The geniuses who first planted vines in the region? That’ll be the Bituriges Vivisques, a Gaulish people who sewed the ancestors of today’s Cabernet in the first century AD.
In the city you can stick out your hand anywhere in the pedestrianised zone and strike a glass of top-notch plonk, but for a guided tasting, try Max Bordeaux Wine Gallery (14 cours de l’Intenance), which serves 48 top Bordeaux grands crus by the glass.
“Perhaps you are intimidated by the appellation system, or you think that you can’t afford the good stuff,” its website cannily exhorts. “Or perhaps you associate Bordeaux with your parents’ generation and prefer to stick to the New World. It’s time to think again…” Think of it as like test driving a car. Dealing in the most recently bottled vintages from the top Bordeaux chateaux, there’s no need to drop thousands of euro on cases of Margaux, Lafite Rothschild, Lynch Bages or Haut-Brion. You buy a tasting card from €25, and off you go.
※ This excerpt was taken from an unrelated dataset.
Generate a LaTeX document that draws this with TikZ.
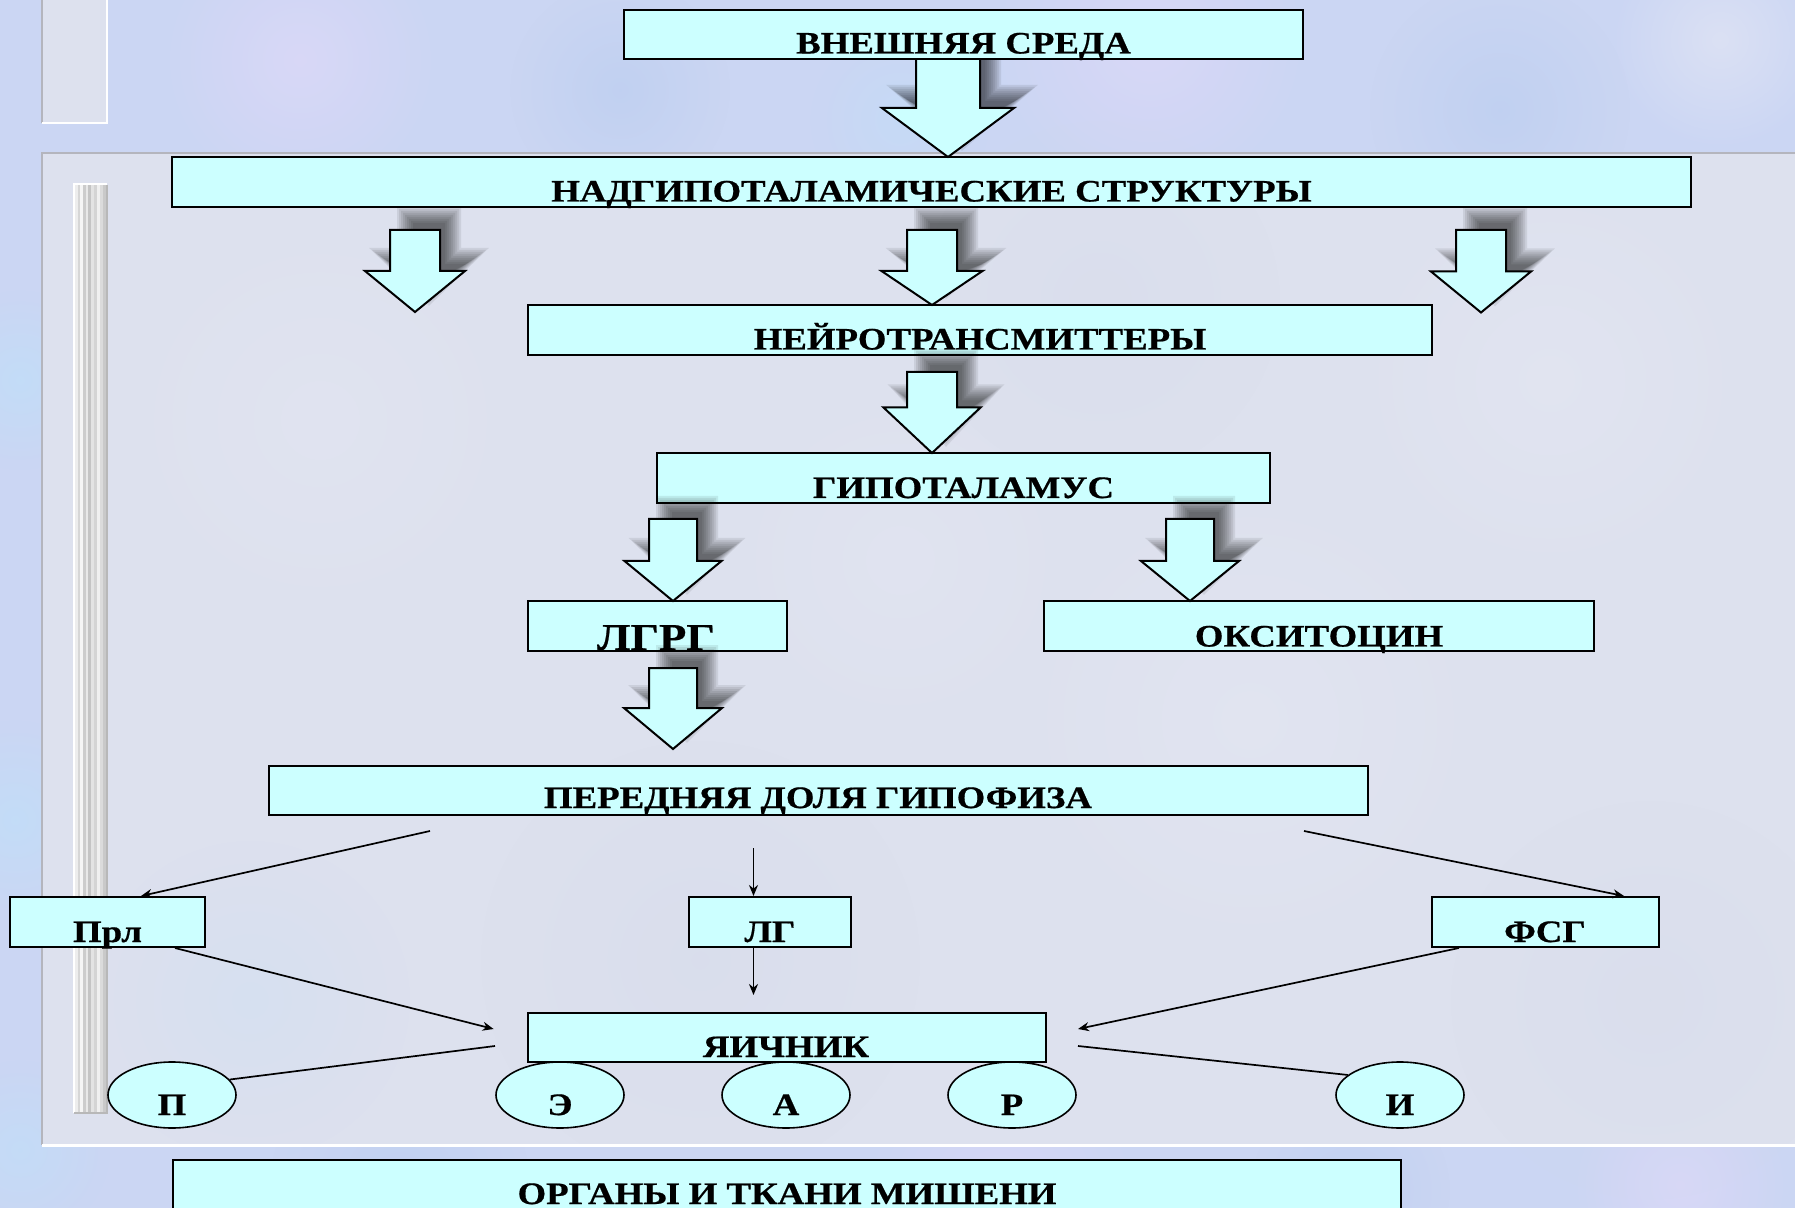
\documentclass[tikz,border=0pt]{standalone}
\usepackage{fontspec}
\setmainfont{Liberation Serif}[FakeStretch=1.18, BoldFeatures={FakeBold=0.6}]
\usetikzlibrary{arrows.meta,shapes.geometric,fadings}

\definecolor{boxfill}{HTML}{CCFFFF}
\definecolor{skyback}{HTML}{CBD6F3}
\definecolor{panelback}{HTML}{DDE1EE}
\definecolor{panelrim}{HTML}{B4B5BD}
\definecolor{lilac}{HTML}{DCD8F8}
\definecolor{deepsky}{HTML}{BACDF0}
\definecolor{palesky}{HTML}{C2DDF8}
\definecolor{mist}{HTML}{E6E8F4}
\definecolor{dusk}{HTML}{D3D8EA}

\tikzfading[name=softblob, inner color=transparent!0, outer color=transparent!100]

% outline of a block arrow pointing down; the last argument grows or shrinks it
\newcommand\arrowpath[7]{%
  ({#1-#5-(#7)},{#2-(#7)}) -- ({#1+#5+(#7)},{#2-(#7)}) --
  ({#1+#5+(#7)},{#3-(#7)}) -- ({#1+#6+1.4*(#7)},{#3-(#7)}) --
  (#1,{#4+1.4*(#7)}) --
  ({#1-#6-1.4*(#7)},{#3-(#7)}) -- ({#1-#5-(#7)},{#3-(#7)}) -- cycle}
% soft drop shadow, built from stacked translucent copies
\newcommand\arrowshadow[6]{%
  \begin{scope}[shift={(14,-16)}]
    \foreach \d in {7,5,3,1,-1,-3,-5,-7,-9}
      {\fill[black, opacity=0.08] \arrowpath{#1}{#2}{#3}{#4}{#5}{#6}{\d};}
  \end{scope}}
\newcommand\blockarrow[6]{%
  \filldraw[fill=boxfill, draw=black, line width=1pt, line join=miter]
    \arrowpath{#1}{#2}{#3}{#4}{#5}{#6}{0};}

\begin{document}
\begin{tikzpicture}[x=0.5pt, y=-0.5pt,
  box/.style={draw=black, line width=1pt, fill=boxfill, inner sep=0pt},
  lbl/.style={font=\fontsize{15.6pt}{18pt}\selectfont\bfseries, inner sep=0pt, anchor=base},
  biglbl/.style={font=\fontsize{19pt}{22pt}\selectfont\bfseries, inner sep=0pt, anchor=base},
  oval/.style={ellipse, draw=black, line width=0.8pt, fill=boxfill,
    minimum width=64pt, minimum height=33pt, inner sep=0pt},
  thinarrow/.style={line width=0.85pt, -{Stealth[length=5.5pt, width=4.5pt]}},
  thinline/.style={line width=0.85pt},
  blob/.style={path fading=softblob}]

\useasboundingbox (0,0) rectangle (1795,1208);
\clip (0,0) rectangle (1795,1208);

% mottled backdrop
\fill[skyback] (0,0) rectangle (1795,1208);
\foreach \x/\y/\r/\c/\o in {
  300/60/140/lilac/0.8, 620/90/110/deepsky/0.6, 1150/40/160/lilac/0.8,
  1500/110/130/deepsky/0.6, 1720/40/110/mist/0.6, 900/120/90/palesky/0.6,
  20/380/90/palesky/0.9, 15/820/100/palesky/0.9, 20/1150/90/palesky/0.8,
  400/1185/130/deepsky/0.6, 1000/1195/140/lilac/0.7, 1680/1185/110/lilac/0.8,
  1350/1190/100/deepsky/0.6}
  {\fill[\c, blob, opacity=\o] (\x,\y) circle (\r);}

% small frame in the upper left corner
\fill[panelback] (42,-2) rectangle (107,123);
\draw[panelrim, line width=1pt] (42,-2) -- (42,123);
\draw[white, line width=1.2pt] (107,-2) -- (107,123) -- (42,123);

% main frame
\fill[panelback] (42,153) rectangle (1800,1145);
\foreach \x/\y/\r/\c/\o in {
  320/420/230/mist/0.4, 1250/720/260/mist/0.5, 700/960/220/dusk/0.35,
  1550/380/220/mist/0.5, 1650/1000/200/dusk/0.3, 900/560/200/mist/0.4,
  250/1000/160/palesky/0.25, 1100/300/180/dusk/0.3}
  {\fill[\c, blob, opacity=\o] (\x,\y) circle (\r);}
\draw[panelrim, line width=1pt] (42,1145) -- (42,153) -- (1800,153);
\draw[white, line width=1.5pt] (42,1145) -- (1800,1145);

% brushed metal bar
\foreach \x/\g in {75/93, 78/84, 80/96, 83/80, 86/91, 88/77, 91/89, 94/83, 97/94, 100/86, 103/79}
  {\fill[white!\g!black] (\x,185) rectangle (\x+3,1113);}
\draw[white, line width=1.2pt] (74,1113) -- (74,184) -- (107,184);
\draw[white!72!black, line width=1pt] (107,185) -- (107,1113) -- (74,1113);

% boxes
\node[box, minimum width=759.5pt, minimum height=25pt] (nadg) at (931.5,182) {};
\node[lbl] (nadgT) at (931.5,201.5) {НАДГИПОТАЛАМИЧЕСКИЕ СТРУКТУРЫ};
\node[box, minimum width=452pt, minimum height=25pt] (neyro) at (980,330) {};
\node[lbl] (neyroT) at (980,349.5) {НЕЙРОТРАНСМИТТЕРЫ};
\node[box, minimum width=306.5pt, minimum height=25pt] (gipo) at (963.5,478) {};
\node[lbl] (gipoT) at (963.5,498) {ГИПОТАЛАМУС};
\node[box, minimum width=129.5pt, minimum height=25pt] (lgrg) at (657.5,626) {};
\node[biglbl] (lgrgT) at (656,650) {ЛГРГ};
\node[box, minimum width=275pt, minimum height=25pt] (oksi) at (1319,626) {};
\node[lbl] (oksiT) at (1319,646.5) {ОКСИТОЦИН};
\node[box, minimum width=549.5pt, minimum height=24.5pt] (ped) at (818.5,790.5) {};
\node[lbl] (pedT) at (818,808) {ПЕРЕДНЯЯ ДОЛЯ ГИПОФИЗА};
\node[box, minimum width=97.5pt, minimum height=25pt] (prl) at (107.5,922) {};
\node[lbl] (prlT) at (107.5,942) {Прл};
\node[box, minimum width=81pt, minimum height=25pt] (lg) at (770,922) {};
\node[lbl] (lgT) at (770,942) {ЛГ};
\node[box, minimum width=113.5pt, minimum height=25pt] (fsg) at (1545.5,922) {};
\node[lbl] (fsgT) at (1545,942) {ФСГ};
\node[box, minimum width=259pt, minimum height=24.5pt] (ovary) at (787,1037.5) {};
\node[lbl] (ovaryT) at (786,1057) {ЯИЧНИК};
\node[box, minimum width=614pt, minimum height=35pt] (org) at (787,1195) {};
\node[lbl] (orgT) at (787,1204) {ОРГАНЫ И ТКАНИ МИШЕНИ};

% block arrows: shadows first, then the arrows
\arrowshadow{948}{59}{108}{157}{32}{66}
\arrowshadow{415}{230}{271}{312}{25}{50}
\arrowshadow{932}{230}{271}{305}{25}{50.5}
\arrowshadow{1481}{230}{271.5}{312.5}{25}{50}
\arrowshadow{932}{372}{407.5}{453}{25}{48.5}
\arrowshadow{673}{519}{561}{601}{24}{48.5}
\arrowshadow{1190}{519}{561}{601}{24}{49}
\arrowshadow{673}{668}{708}{749}{24}{49}

\blockarrow{948}{59}{108}{157}{32}{66}
\blockarrow{415}{230}{271}{312}{25}{50}
\blockarrow{932}{230}{271}{305}{25}{50.5}
\blockarrow{1481}{230}{271.5}{312.5}{25}{50}
\blockarrow{932}{372}{407.5}{453}{25}{48.5}
\blockarrow{673}{519}{561}{601}{24}{48.5}
\blockarrow{1190}{519}{561}{601}{24}{49}
\blockarrow{673}{668}{708}{749}{24}{49}

% top box
\node[box, minimum width=339.5pt, minimum height=24.5pt] (ext) at (963.5,34.5) {};
\node[lbl] (extT) at (963.5,53.5) {ВНЕШНЯЯ СРЕДА};

% hormone arrows
\coordinate (pedL) at (430,831);
\coordinate (pedM) at (753.5,848);
\coordinate (pedR) at (1304,831);
\draw[thinarrow] (pedL) -- ([xshift=16.75pt]prl.north);
\draw[thinarrow] (pedM) -- ([xshift=-8.25pt]lg.north);
\draw[thinarrow] (pedR) -- ([xshift=39.25pt]fsg.north);

\coordinate (ovL) at (493.6,1029);
\coordinate (ovM) at (753.5,995);
\coordinate (ovR) at (1078,1029);
\draw[thinarrow] ([xshift=33.75pt]prl.south) -- (ovL);
\draw[thinarrow] ([xshift=-8.25pt]lg.south) -- (ovM);
\draw[thinarrow] ([xshift=-43.25pt]fsg.south) -- (ovR);

% ovarian hormones
\node[oval] (eP) at (172,1095) {};
\node[lbl] (ePT) at (172,1115) {П};
\node[oval] (eE) at (560,1095) {};
\node[lbl] (eET) at (560,1115) {Э};
\node[oval] (eA) at (786,1095) {};
\node[lbl] (eAT) at (786,1115) {А};
\node[oval] (eR) at (1012,1095) {};
\node[lbl] (eRT) at (1012,1115) {Р};
\node[oval] (eI) at (1400,1095) {};
\node[lbl] (eIT) at (1400,1115) {И};

\coordinate (ovL2) at (495,1046);
\coordinate (ovR2) at (1078,1046);
\draw[thinline] (ovL2) -- (eP.15);
\draw[thinline] (ovR2) -- (eI.159);
\end{tikzpicture}
\end{document}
Afterwards, delve a little deeper into the history of the city’s wine trade at the Musée du Vin et du Négoce de Bordeaux (41 rue Borie; €7/€5). Housed in the former home of an 18th-century wine merchant, it’s located in the newly gentrified Chartrons area, a classy quarter where Bordelais often come before noon to enjoy a plate of oysters with a skinful of white.
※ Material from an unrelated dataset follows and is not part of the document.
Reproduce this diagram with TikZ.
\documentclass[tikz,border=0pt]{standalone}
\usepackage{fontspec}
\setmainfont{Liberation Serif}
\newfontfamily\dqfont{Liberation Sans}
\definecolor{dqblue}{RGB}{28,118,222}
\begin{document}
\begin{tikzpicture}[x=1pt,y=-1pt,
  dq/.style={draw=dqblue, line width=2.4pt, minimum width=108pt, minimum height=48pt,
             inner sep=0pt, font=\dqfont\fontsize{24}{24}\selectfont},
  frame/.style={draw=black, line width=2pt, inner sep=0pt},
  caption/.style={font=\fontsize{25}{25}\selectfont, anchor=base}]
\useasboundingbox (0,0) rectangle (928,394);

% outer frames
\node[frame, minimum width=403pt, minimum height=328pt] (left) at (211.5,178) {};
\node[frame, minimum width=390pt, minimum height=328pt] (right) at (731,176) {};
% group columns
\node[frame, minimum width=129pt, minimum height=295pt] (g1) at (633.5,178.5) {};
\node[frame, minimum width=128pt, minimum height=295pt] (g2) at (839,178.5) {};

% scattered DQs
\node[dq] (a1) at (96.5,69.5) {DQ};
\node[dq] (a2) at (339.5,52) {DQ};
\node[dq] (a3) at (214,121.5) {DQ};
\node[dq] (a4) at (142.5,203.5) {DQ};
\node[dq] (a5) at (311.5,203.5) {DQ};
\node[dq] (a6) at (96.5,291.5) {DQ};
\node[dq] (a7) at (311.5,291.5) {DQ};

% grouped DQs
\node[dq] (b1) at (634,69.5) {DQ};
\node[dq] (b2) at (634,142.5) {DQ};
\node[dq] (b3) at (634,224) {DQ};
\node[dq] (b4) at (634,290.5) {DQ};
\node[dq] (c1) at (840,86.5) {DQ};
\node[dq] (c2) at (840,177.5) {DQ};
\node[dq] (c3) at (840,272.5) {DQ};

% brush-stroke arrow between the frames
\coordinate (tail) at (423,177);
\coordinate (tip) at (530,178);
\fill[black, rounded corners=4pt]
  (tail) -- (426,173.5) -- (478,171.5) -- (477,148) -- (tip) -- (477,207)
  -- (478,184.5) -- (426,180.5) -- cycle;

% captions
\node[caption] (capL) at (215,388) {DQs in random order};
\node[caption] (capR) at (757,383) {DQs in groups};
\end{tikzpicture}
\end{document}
All told, Bordeaux’s wine region boasts more than 60 appellations and 120,000 hectares of vineyards, so really all you can hope for is a taste. You could set this up yourself in a rental car, or check into the tourist office (12 cours du XXX-Juillet), which offers half-day guided tours of local vineyards.
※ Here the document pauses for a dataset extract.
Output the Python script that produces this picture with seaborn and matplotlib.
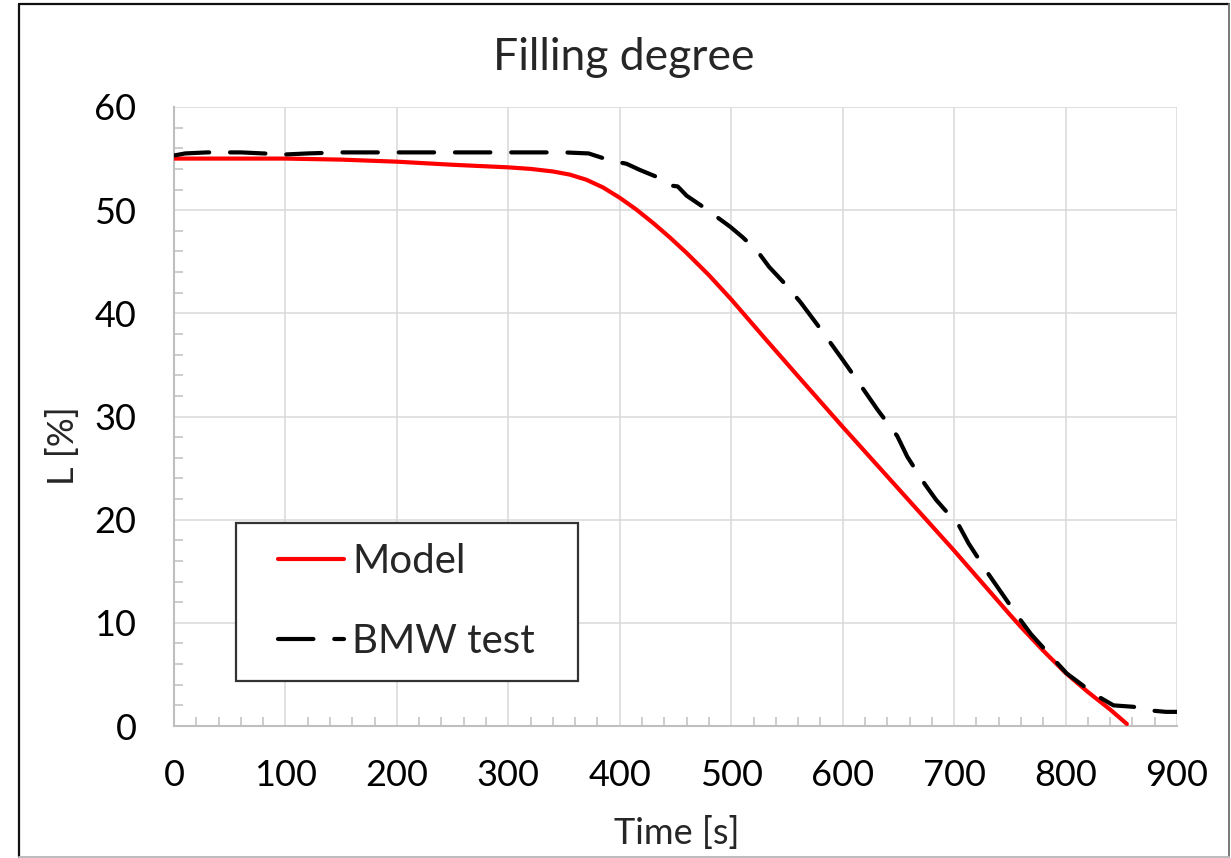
import numpy as np
import pandas as pd
import matplotlib
matplotlib.use("Agg")
import matplotlib.pyplot as plt
from matplotlib.patches import Rectangle
from matplotlib.lines import Line2D
from matplotlib.ticker import MultipleLocator
import seaborn as sns

# ---- data ----
model_t = [0, 50, 100, 150, 200, 250, 300, 320, 340, 355, 370, 385, 400, 415, 430, 445, 460, 480,
           500, 530, 560, 600, 650, 700, 750, 760, 780, 800, 820, 840, 855]
model_l = [55.0, 55.0, 55.0, 54.9, 54.7, 54.4, 54.15, 54.0, 53.75, 53.45, 52.95, 52.2, 51.2, 50.05,
           48.75, 47.35, 45.85, 43.7, 41.35, 37.6, 33.9, 29.0, 23.0, 17.0, 10.8, 9.6, 7.3, 5.15,
           3.3, 1.6, 0.2]

bmw_t = [0, 10, 30, 60, 100, 120, 150, 200, 250, 300, 350, 372, 392, 406, 418, 436, 445, 452,
         460, 475, 499, 510, 517, 523, 534, 547, 562, 580, 600, 615, 631, 649, 658, 674, 684,
         693, 700, 705, 713, 731, 740, 758, 769, 790, 801, 827, 843, 861, 874, 890, 900]
bmw_l = [55.3, 55.5, 55.6, 55.6, 55.4, 55.5, 55.6, 55.6, 55.6, 55.6, 55.6, 55.5, 54.8, 54.5,
         53.9, 53.1, 52.4, 52.3, 51.4, 50.3, 48.4, 47.4, 46.7, 46.1, 44.5, 43.0, 41.1, 38.5,
         35.5, 33.2, 30.7, 28.1, 26.1, 23.4, 21.9, 20.8, 20.3, 19.3, 17.7, 14.7, 13.3, 10.5,
         8.9, 6.4, 5.1, 3.0, 2.0, 1.86, 1.53, 1.37, 1.37]

title = "Filling degree"
xlabel = "Time [s]"
ylabel = "L [%]"
series_names = ["Model", "BMW test"]

# ---- style ----
sns.set_theme(style="white")
plt.rcParams['font.family'] = ['Lato', 'DejaVu Sans']

W, H, DPI = 1231, 858, 100
fig = plt.figure(figsize=(W / DPI, H / DPI), dpi=DPI)
ax_l, ax_r, ax_t, ax_b = 174, 1177, 107, 726
ax = fig.add_axes([ax_l / W, 1 - ax_b / H, (ax_r - ax_l) / W, (ax_b - ax_t) / H])

df_m = pd.DataFrame({"t": model_t, "L": model_l})
df_b = pd.DataFrame({"t": bmw_t, "L": bmw_l})

sns.lineplot(data=df_m, x="t", y="L", ax=ax, color="#ff0000", linewidth=3.0,
             solid_capstyle="round", solid_joinstyle="round", zorder=4)
sns.lineplot(data=df_b, x="t", y="L", ax=ax, color="#000000", linewidth=3.0,
             linestyle=(0, (8.5, 5.0)), dash_capstyle="round", dash_joinstyle="round", zorder=4)

ax.set_xlim(0, 900)
ax.set_ylim(0, 60)
ax.xaxis.set_major_locator(MultipleLocator(100))
ax.xaxis.set_minor_locator(MultipleLocator(20))
ax.yaxis.set_major_locator(MultipleLocator(10))
ax.yaxis.set_minor_locator(MultipleLocator(2))

ax.grid(True, which="major", color="#d9d9d9", linewidth=1.1, zorder=0)
ax.set_axisbelow(True)
for s in ["top", "right"]:
    ax.spines[s].set_visible(False)
for s in ["left", "bottom"]:
    ax.spines[s].set_color("#bfbfbf")
    ax.spines[s].set_linewidth(1.5)

ax.tick_params(which="major", length=0, labelsize=26, labelcolor="black")
ax.tick_params(axis="x", which="major", pad=24)
ax.tick_params(axis="y", which="major", pad=27)
ax.tick_params(which="minor", direction="in", length=6.5, width=1.1, color="#bfbfbf",
               bottom=True, left=True)

ax.set_xlabel(xlabel, fontsize=26)
ax.set_ylabel(ylabel, fontsize=26)
ax.xaxis.set_label_coords(0.501, (ax_b - 833) / (ax_b - ax_t))
ax.xaxis.label.set_va("center")
ax.yaxis.set_label_coords((63 - ax_l) / (ax_r - ax_l), (ax_b - 446) / (ax_b - ax_t))
ax.yaxis.label.set_va("center")

ax.set_title(title, fontsize=32, x=(624 - ax_l) / (ax_r - ax_l),
             y=(ax_b - 58) / (ax_b - ax_t), va="center", pad=0)

# legend frame + legend
lx0, lx1, ly0, ly1 = 235.7, 578, 522.7, 680.7
ax.add_patch(Rectangle(((lx0 - ax_l) / (ax_r - ax_l), (ax_b - ly1) / (ax_b - ax_t)),
                       (lx1 - lx0) / (ax_r - ax_l), (ly1 - ly0) / (ax_b - ax_t),
                       transform=ax.transAxes, facecolor="white", edgecolor="#333333",
                       linewidth=1.6, zorder=3))
handles = ax.get_lines()[:2]
leg = ax.legend(handles, series_names, loc="center",
                bbox_to_anchor=((406.5 - ax_l) / (ax_r - ax_l), (ax_b - 601.7) / (ax_b - ax_t)),
                frameon=False, fontsize=29, handlelength=1.65, handletextpad=0.2,
                labelspacing=1.08, borderpad=0)
leg.set_zorder(6)

# figure border
fig.add_artist(Line2D([19 / W, 19 / W], [1 - 857 / H, 1 - 4 / H], color="#111111", lw=1.6))
fig.add_artist(Line2D([19 / W, 1229 / W], [1 - 4 / H, 1 - 4 / H], color="#111111", lw=1.6))
fig.add_artist(Line2D([1229 / W, 1229 / W], [1 - 857 / H, 1 - 4 / H], color="#777777", lw=1.4))
fig.add_artist(Line2D([19 / W, 1229 / W], [1 - 857 / H, 1 - 857 / H], color="#bbbbbb", lw=1.4))

fig.savefig("out.png", dpi=DPI)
With the latter, the idea is that you hook up with a guide and head off to a region like Medoc, Saint-Émilion or Entre-Deux-Mers, tasting and whiffing a variety of wines and learning how to distinguish the various appellations and aromas. The tours, together with wine, bus transfers and a guide, cost from €55pp, and should get you back to the city centre by around 6.30pm.
You can create your own trail too. From Bordeaux, six major wine-producing regions are within an easy drive — Bordeaux, Medoc, Grave and Sauternes, Entre-deux-Mers, Bourg and Blaye and Saint-Émilion. All throw up their own storehouse visits, wine-tasting classes, heritage tours and so on, giving a sense both Bordeaux’s old noblesse oblige, and newer producers’ hunger to impress.
About 45 minutes away, Dune de Pyla are the largest sand dunes in Europe. There are some lovely strips of beach around Biscarosse, also about 45 minutes from Bordeaux by car.
Bordeaux remains complex as claret. But the city has relaxed a little too, and has become a little more ravishing in the process. Could the old dame finally be joining the New World?